DHAKA (Arrahmah.com) – Myanmar dan Bangladesh akan memulai upaya untuk memulangkan ribuan warga Rohingya yang melarikan diri dari kekerasan di negara bagian Rakhine Myanmar pekan depan, kata para pejabat seperti dilansir media setempat kemarin (15/8/2019).
Lebih dari 730.000 Muslim Rohingya melarikan diri dari Rakhine ke negara tetangga Bangladesh setelah tindakan keras yang dipimpin militer Myanmar pada Agustus 2017, PBB mengatakan Myanmar telah melakukan operasi militer dengan “niat genosidal”. Banyak pengungsi menolak untuk kembali, karena takut akan terjadi kekerasan.
Sebanyak 3.540 pengungsi telah dibersihkan untuk dikembalikan oleh Myanmar dari daftar lebih dari 22.000 nama yang baru-baru ini dikirim oleh Bangladesh, kata para pejabat dari kedua negara, Kamis (15/8).
Menurutnya, kelompok pengungsi pertama yang akan kembali ke Myanmar minggu depan, memberikan persetujuan untuk kembali, hampir setahun setelah upaya repatriasi tersebut gagal.
“Kami telah menyetujui pemulangan 3.540 orang pada 22 Agustus,” kata Myint Thu, juru bicara Kementerian Luar Negeri Myanmar.
Upaya sebelumnya untuk membujuk Rohingya untuk kembali ke Rakhine telah gagal karena ditentang oleh para pengungsi sendiri. Sebuah upaya di bulan November menebarkan ketakutan dan kebingungan di kamp-kamp, dan akhirnya gagal setelah protes pengungsi.
Seorang pejabat tinggi Bangladesh mengatakan upaya baru itu adalah rencana pemulangan “skala kecil”, menambahkan bahwa tidak ada yang akan dipaksa untuk kembali.
“Bangladesh tidak menginginkan apa pun selain repatriasi yang aman, sukarela, bermartabat, dan berkelanjutan,” kata pejabat itu, yang meminta untuk tidak disebutkan namanya karena ia tidak berwenang berbicara kepada media.
Mohammed Eleyas, seorang aktivis Rohingya dengan Masyarakat Arakan Rohingya untuk Perdamaian dan Hak Asasi Manusia, mengatakan para pengungsi belum diajak berkonsultasi tentang proses tersebut.
Myanmar harus menyetujui tuntutan utama masyarakat sebelum repatriasi dimulai, katanya dalam sebuah pesan.
Para pejabat PBB telah diminta untuk mensurvei para pengungsi yang diverifikasi oleh Myanmar untuk menentukan apakah mereka ingin kembali, menurut email internal oleh badan pengungsi, UNHCR.

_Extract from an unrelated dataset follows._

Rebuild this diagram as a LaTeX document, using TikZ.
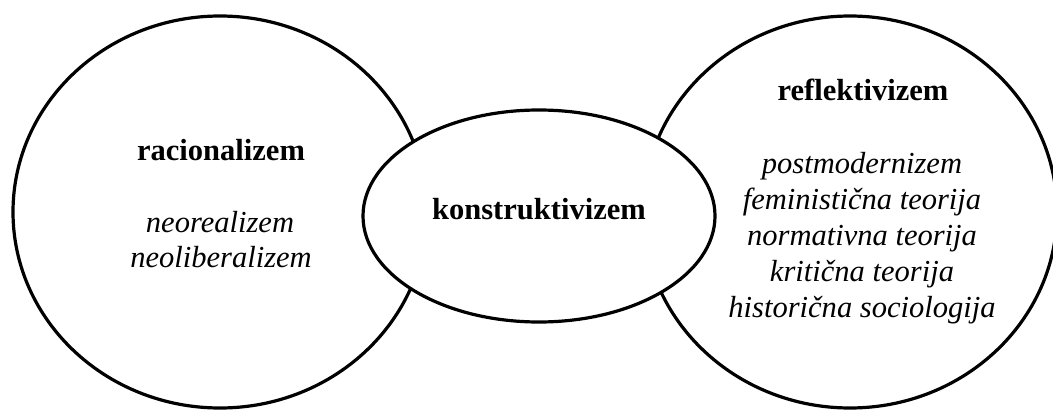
\documentclass[tikz,border=0pt]{standalone}
\usepackage{fontspec}
\setmainfont{Liberation Serif}
\usetikzlibrary{shapes.geometric}
\begin{document}
\begin{tikzpicture}[x=0.75pt,y=-0.75pt,
  ring/.style={ellipse,draw=black,fill=white,line width=2.4pt,inner sep=0pt,outer sep=0pt},
  ttl/.style={anchor=base,inner sep=0pt,font=\fontsize{22.9}{26.5}\selectfont\bfseries},
  itm/.style={anchor=base,inner sep=0pt,font=\fontsize{22.9}{26.5}\selectfont\itshape}]
\useasboundingbox (0,0) rectangle (1053,410);
\node[ring,minimum width=310.5pt,minimum height=294pt] (left) at (220,212) {};
\node[ring,minimum width=310.5pt,minimum height=294pt] (right) at (850,212) {};
\node[ring,minimum width=264pt,minimum height=159pt] (mid) at (539,216) {};
\node[ttl] (rac) at (221,160) {racionalizem};
\node[itm] (neor) at (220,232) {neorealizem};
\node[itm] (neol) at (221,267) {neoliberalizem};
\node[ttl] (kon) at (539,219) {konstruktivizem};
\node[ttl] (ref) at (863,100) {reflektivizem};
\node[itm] (pm) at (862,173) {postmodernizem};
\node[itm] (fem) at (862,209) {feministična teorija};
\node[itm] (nor) at (862,245) {normativna teorija};
\node[itm] (kri) at (862,281) {kritična teorija};
\node[itm] (his) at (862,317) {historična sociologija};
\end{tikzpicture}
\end{document}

“UNHCR akan memberikan para pengungsi informasi yang relevan dan dapat diandalkan yang tersedia tentang kondisi di Myanmar, tergantung pada kendala saat ini pada akses kepulangan,” kata salah satu email.
Seorang juru bicara UNHCR merujuk pertanyaan ke kementerian urusan luar negeri Myanmar.
Puluhan ribu Rohingya tetap berada di Myanmar, terbatas di kamp-kamp dan desa-desa di seluruh negara bagian Rakhine di mana mereka ditolak kewarganegaraan dan gerakan mereka dibatasi.
PBB mengatakan kondisi di negara bagian Rakhine, tempat pasukan pemerintah telah berperang selama beberapa bulan, tidak kondusif untuk kembalinya para pengungsi.
Wilayah itu telah diselimuti perang baru, dengan pasukan pemerintah memerangi separatis Arakan Army, anggota kelompok etnis bersenjata yang merekrut dari sebagian besar umat Buddha Rakhine, yang merupakan mayoritas di daerah itu.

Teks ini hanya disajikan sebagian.